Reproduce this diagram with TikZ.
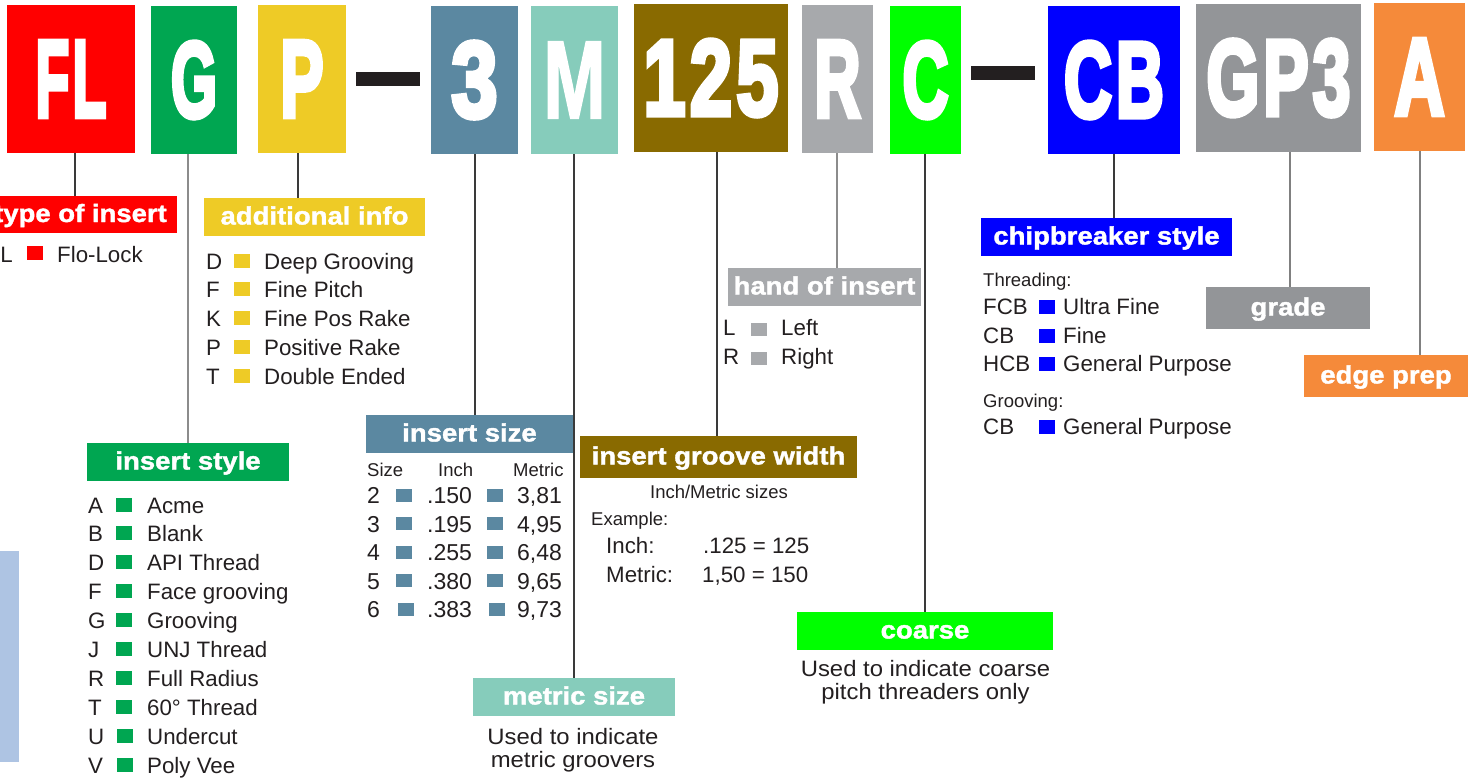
\documentclass[tikz,border=0pt]{standalone}
\usepackage{fontspec}
\setmainfont{Liberation Sans}
\newfontfamily\labfont[FakeStretch=1.1,FakeBold=1.5]{Liberation Sans}
\newfontfamily\descfont[FakeStretch=1.07]{Liberation Sans}
\newfontfamily\bigfont[FakeBold=5,LetterSpace=6]{Liberation Sans}
\newfontfamily\bigfontM[FakeBold=2]{Liberation Sans}
\usetikzlibrary{calc}
\definecolor{cRed}{HTML}{FF0000}
\definecolor{cGreen}{HTML}{00A651}
\definecolor{cYellow}{HTML}{EECB26}
\definecolor{cSteel}{HTML}{5B88A1}
\definecolor{cTeal}{HTML}{86CCBB}
\definecolor{cBrown}{HTML}{896A00}
\definecolor{cLGrey}{HTML}{A7A9AC}
\definecolor{cLime}{HTML}{00FF00}
\definecolor{cBlue}{HTML}{0000FF}
\definecolor{cGrey}{HTML}{939598}
\definecolor{cOrange}{HTML}{F58A3A}
\definecolor{cDash}{HTML}{231F20}
\definecolor{cText}{HTML}{231F20}
\definecolor{cSide}{HTML}{AEC4E3}
\definecolor{cLine}{HTML}{3A3A3A}
\definecolor{cLineG}{HTML}{8C8C8C}
\newcommand\bigL[2]{\resizebox{#1pt}{75pt}{\bigfont\bfseries #2}}
\newcommand\bigLM[2]{\resizebox{#1pt}{76pt}{\bigfontM\bfseries #2}}
\tikzset{
  topbox/.style={fill=#1, inner sep=0pt, text=white},
  labbox/.style={fill=#1, inner sep=0pt, text=white,
    font=\labfont\bfseries\fontsize{25}{25}\selectfont, text height=18pt, text depth=3pt},
  labtext/.style={inner sep=0pt, text=white,
    font=\labfont\bfseries\fontsize{25}{25}\selectfont, text height=18pt, text depth=3pt},
  item/.style={inner sep=0pt, text=cText, font=\fontsize{22.3}{26}\selectfont},
  tabitem/.style={inner sep=0pt, text=cText, font=\fontsize{23}{26}\selectfont},
  smalltext/.style={inner sep=0pt, text=cText, font=\fontsize{18.5}{22}\selectfont},
  desc/.style={inner sep=0pt, text=cText, font=\descfont\fontsize{22.3}{26}\selectfont},
  sq/.style={fill=#1, inner sep=0pt, minimum width=16pt, minimum height=14pt},
  conn/.style={draw=cLine, line width=1.2pt},
  conng/.style={draw=cLineG, line width=1.8pt},
}
\begin{document}
\begin{tikzpicture}[x=1pt,y=-1pt]
\clip (0,0) rectangle (1473,780);
\fill[white] (0,0) rectangle (1473,780);

% side bar
\node[fill=cSide, inner sep=0pt, minimum width=19pt, minimum height=211pt] (side) at (9.5,656.5) {};

% top code boxes
\node[topbox=cRed, minimum width=128pt, minimum height=148pt] (fl) at (71,79) {\bigL{71}{FL}};
\node[topbox=cGreen, minimum width=86pt, minimum height=148pt] (g) at (194,80) {\bigL{46}{G}};
\node[topbox=cYellow, minimum width=88pt, minimum height=148pt] (p) at (302,79) {\bigL{43}{P}};
\node[fill=cDash, inner sep=0pt, minimum width=64pt, minimum height=14pt] (dash1) at (388,79) {};
\node[topbox=cSteel, minimum width=87pt, minimum height=148pt] (n3) at (474.5,80) {\bigL{46}{3}};
\node[topbox=cTeal, minimum width=87pt, minimum height=148pt] (m) at (574.5,80) {\bigLM{62}{M}};
\node[topbox=cBrown, minimum width=154pt, minimum height=148pt] (w125) at (711,78) {\bigL{135}{125}};
\node[topbox=cLGrey, minimum width=71pt, minimum height=148pt] (r) at (837.5,79) {\bigL{46}{R}};
\node[topbox=cLime, minimum width=71pt, minimum height=148pt] (c) at (925.5,80) {\bigL{46}{C}};
\node[fill=cDash, inner sep=0pt, minimum width=64pt, minimum height=14pt] (dash2) at (1003,73) {};
\node[topbox=cBlue, minimum width=132pt, minimum height=148pt] (cb) at (1114,80) {\bigL{100}{CB}};
\node[topbox=cGrey, minimum width=165pt, minimum height=148pt] (gp) at (1278.5,78) {\bigL{144}{GP3}};
\node[topbox=cOrange, minimum width=91pt, minimum height=148pt] (a) at (1419.5,77) {\bigL{50}{A}};

% label boxes
\node[labbox=cRed, minimum width=197pt, minimum height=37pt] (tlab) at (78.5,214.5) {};
\node[labtext, anchor=east] (tlabt) at (167,214.5) {type of insert};
\node[labbox=cYellow, minimum width=221pt, minimum height=38pt] (alab) at (314.5,217) {additional info};
\node[labbox=cGreen, minimum width=202pt, minimum height=38pt] (slab) at (188,462) {insert style};
\node[labbox=cSteel, minimum width=207pt, minimum height=38pt] (zlab) at (469.5,434) {insert size};
\node[labbox=cTeal, minimum width=202pt, minimum height=38pt] (mlab) at (574,697) {metric size};
\node[labbox=cBrown, minimum width=277pt, minimum height=42pt] (wlab) at (718.5,457) {insert groove width};
\node[labbox=cLGrey, minimum width=193pt, minimum height=38pt] (hlab) at (824.5,287) {hand of insert};
\node[labbox=cLime, minimum width=256pt, minimum height=38pt] (clab) at (925,631) {coarse};
\node[labbox=cBlue, minimum width=251pt, minimum height=38pt] (blab) at (1106.5,237) {chipbreaker style};
\node[labbox=cGrey, minimum width=164pt, minimum height=42pt] (glab) at (1288,308) {grade};
\node[labbox=cOrange, minimum width=164pt, minimum height=42pt] (elab) at (1386,376) {edge prep};

% connectors
\draw[conn] ($(fl.south)+(4,0)$) coordinate (k1) -- (k1 |- tlab.north);
\draw[conng] ($(g.south)+(-6,0)$) coordinate (k2) -- (k2 |- slab.north);
\draw[conn] ($(p.south)+(-4,0)$) coordinate (k3) -- (k3 |- alab.north);
\draw[conn] ($(n3.south)+(0.5,0)$) coordinate (k4) -- (k4 |- zlab.north);
\draw[conn] ($(m.south)+(-0.5,0)$) coordinate (k5) -- (k5 |- mlab.north);
\draw[conn] ($(w125.south)+(6,0)$) coordinate (k6) -- (k6 |- wlab.north);
\draw[conng] ($(r.south)+(-0.5,0)$) coordinate (k7) -- (k7 |- hlab.north);
\draw[conn] ($(c.south)+(-0.5,0)$) coordinate (k8) -- (k8 |- clab.north);
\draw[conn] ($(cb.south)+(0,0)$) coordinate (k9) -- (k9 |- blab.north);
\draw[conng, draw=gray] ($(gp.south)+(11.5,0)$) coordinate (k10) -- (k10 |- glab.north);
\draw[conng, draw=gray] ($(a.south)+(0.5,0)$) coordinate (k11) -- (k11 |- elab.north);

% type of insert
\node[item, anchor=base east] (flc) at (13,262) {FL};
\node[sq=cRed] (fls) at (35,253) {};
\node[item, anchor=base west] (flt) at (57,262) {Flo-Lock};

% additional info
\foreach \cc/\tt [count=\i from 0] in {D/Deep Grooving, F/Fine Pitch, K/Fine Pos Rake, P/Positive Rake, T/Double Ended} {
  \node[item, anchor=base west] (aic\i) at (206,{269+28.75*\i}) {\cc};
  \node[sq=cYellow] (ais\i) at (242,{260.5+28.75*\i}) {};
  \node[item, anchor=base west] (ait\i) at (264,{269+28.75*\i}) {\tt};
}

% insert style
\foreach \cc/\tt [count=\i from 0] in {A/Acme, B/Blank, D/API Thread, F/Face grooving, G/Grooving, J/UNJ Thread, R/Full Radius, T/60° Thread, U/Undercut, V/Poly Vee} {
  \node[item, anchor=base west] (isc\i) at (88,{513+28.96*\i}) {\cc};
  \node[sq=cGreen] (iss\i) at ({\i>7 ? 125 : 124},{504.5+28.96*\i}) {};
  \node[item, anchor=base west] (ist\i) at (147,{513+28.96*\i}) {\tt};
}

% insert size
\node[smalltext, anchor=base west] (hsz) at (367,476.5) {Size};
\node[smalltext, anchor=base west] (hin) at (438,476.5) {Inch};
\node[smalltext, anchor=base west] (hme) at (513,476.5) {Metric};
\foreach \sz/\va/\vb [count=\i from 0] in {2/.150/{3,81}, 3/.195/{4,95}, 4/.255/{6,48}, 5/.380/{9,65}, 6/.383/{9,73}} {
  \node[tabitem, anchor=base west] (zs\i) at (367,{503.5+28.5*\i}) {\sz};
  \node[sq=cSteel, minimum height=13pt] (zq\i) at ({\i>3 ? 406 : 404},{495+28.5*\i}) {};
  \node[tabitem, anchor=base west] (zi\i) at (427,{503.5+28.5*\i}) {\va};
  \node[sq=cSteel, minimum height=13pt] (zr\i) at ({\i>3 ? 497 : 495},{495+28.5*\i}) {};
  \node[tabitem, anchor=base west] (zm\i) at (517,{503.5+28.5*\i}) {\vb};
}

% insert groove width
\node[smalltext, anchor=base] (gw1) at (719,498) {Inch/Metric sizes};
\node[smalltext, anchor=base west] (gw2) at (591,525) {Example:};
\node[item, anchor=base west] (gw3) at (606,553) {Inch:};
\node[item, anchor=base west] (gw4) at (703,553) {.125 = 125};
\node[item, anchor=base west] (gw5) at (606,582) {Metric:};
\node[item, anchor=base west] (gw6) at (702,582) {1,50 = 150};

% hand of insert
\node[item, anchor=base west] (hc1) at (723,335) {L};
\node[sq=cLGrey, minimum height=13pt] (hs1) at (759,329) {};
\node[item, anchor=base west] (ht1) at (781,335) {Left};
\node[item, anchor=base west] (hc2) at (723,364) {R};
\node[sq=cLGrey, minimum height=13pt] (hs2) at (759,358) {};
\node[item, anchor=base west] (ht2) at (781,364) {Right};

% chipbreaker style
\node[smalltext, anchor=base west] (cth) at (983,286) {Threading:};
\foreach \cc/\tt/\yy [count=\i] in {FCB/Ultra Fine/314, CB/Fine/343, HCB/General Purpose/371, CB/General Purpose/434} {
  \node[item, anchor=base west] (cbc\i) at (983,\yy) {\cc};
  \node[sq=cBlue] (cbs\i) at (1047,{\yy-7}) {};
  \node[item, anchor=base west] (cbt\i) at (1063,\yy) {\tt};
}
\node[smalltext, anchor=base west] (cgr) at (983,407) {Grooving:};

% descriptions
\node[desc, anchor=base] (md1) at (573,744) {Used to indicate};
\node[desc, anchor=base] (md2) at (573,767) {metric groovers};
\node[desc, anchor=base] (cd1) at (925.5,676) {Used to indicate coarse};
\node[desc, anchor=base] (cd2) at (925.5,699) {pitch threaders only};
\end{tikzpicture}
\end{document}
=======
### WHAT TO DO
Starting at the first line of the material, output exactly the lines up to and including the one with "minimum width=19pt, minimum". Do not include the pictures.

### TASK RESULT
Reproduce this diagram with TikZ.
\documentclass[tikz,border=0pt]{standalone}
\usepackage{fontspec}
\setmainfont{Liberation Sans}
\newfontfamily\labfont[FakeStretch=1.1,FakeBold=1.5]{Liberation Sans}
\newfontfamily\descfont[FakeStretch=1.07]{Liberation Sans}
\newfontfamily\bigfont[FakeBold=5,LetterSpace=6]{Liberation Sans}
\newfontfamily\bigfontM[FakeBold=2]{Liberation Sans}
\usetikzlibrary{calc}
\definecolor{cRed}{HTML}{FF0000}
\definecolor{cGreen}{HTML}{00A651}
\definecolor{cYellow}{HTML}{EECB26}
\definecolor{cSteel}{HTML}{5B88A1}
\definecolor{cTeal}{HTML}{86CCBB}
\definecolor{cBrown}{HTML}{896A00}
\definecolor{cLGrey}{HTML}{A7A9AC}
\definecolor{cLime}{HTML}{00FF00}
\definecolor{cBlue}{HTML}{0000FF}
\definecolor{cGrey}{HTML}{939598}
\definecolor{cOrange}{HTML}{F58A3A}
\definecolor{cDash}{HTML}{231F20}
\definecolor{cText}{HTML}{231F20}
\definecolor{cSide}{HTML}{AEC4E3}
\definecolor{cLine}{HTML}{3A3A3A}
\definecolor{cLineG}{HTML}{8C8C8C}
\newcommand\bigL[2]{\resizebox{#1pt}{75pt}{\bigfont\bfseries #2}}
\newcommand\bigLM[2]{\resizebox{#1pt}{76pt}{\bigfontM\bfseries #2}}
\tikzset{
  topbox/.style={fill=#1, inner sep=0pt, text=white},
  labbox/.style={fill=#1, inner sep=0pt, text=white,
    font=\labfont\bfseries\fontsize{25}{25}\selectfont, text height=18pt, text depth=3pt},
  labtext/.style={inner sep=0pt, text=white,
    font=\labfont\bfseries\fontsize{25}{25}\selectfont, text height=18pt, text depth=3pt},
  item/.style={inner sep=0pt, text=cText, font=\fontsize{22.3}{26}\selectfont},
  tabitem/.style={inner sep=0pt, text=cText, font=\fontsize{23}{26}\selectfont},
  smalltext/.style={inner sep=0pt, text=cText, font=\fontsize{18.5}{22}\selectfont},
  desc/.style={inner sep=0pt, text=cText, font=\descfont\fontsize{22.3}{26}\selectfont},
  sq/.style={fill=#1, inner sep=0pt, minimum width=16pt, minimum height=14pt},
  conn/.style={draw=cLine, line width=1.2pt},
  conng/.style={draw=cLineG, line width=1.8pt},
}
\begin{document}
\begin{tikzpicture}[x=1pt,y=-1pt]
\clip (0,0) rectangle (1473,780);
\fill[white] (0,0) rectangle (1473,780);

% side bar
\node[fill=cSide, inner sep=0pt, minimum width=19pt, minimum height=211pt] (side) at (9.5,656.5) {};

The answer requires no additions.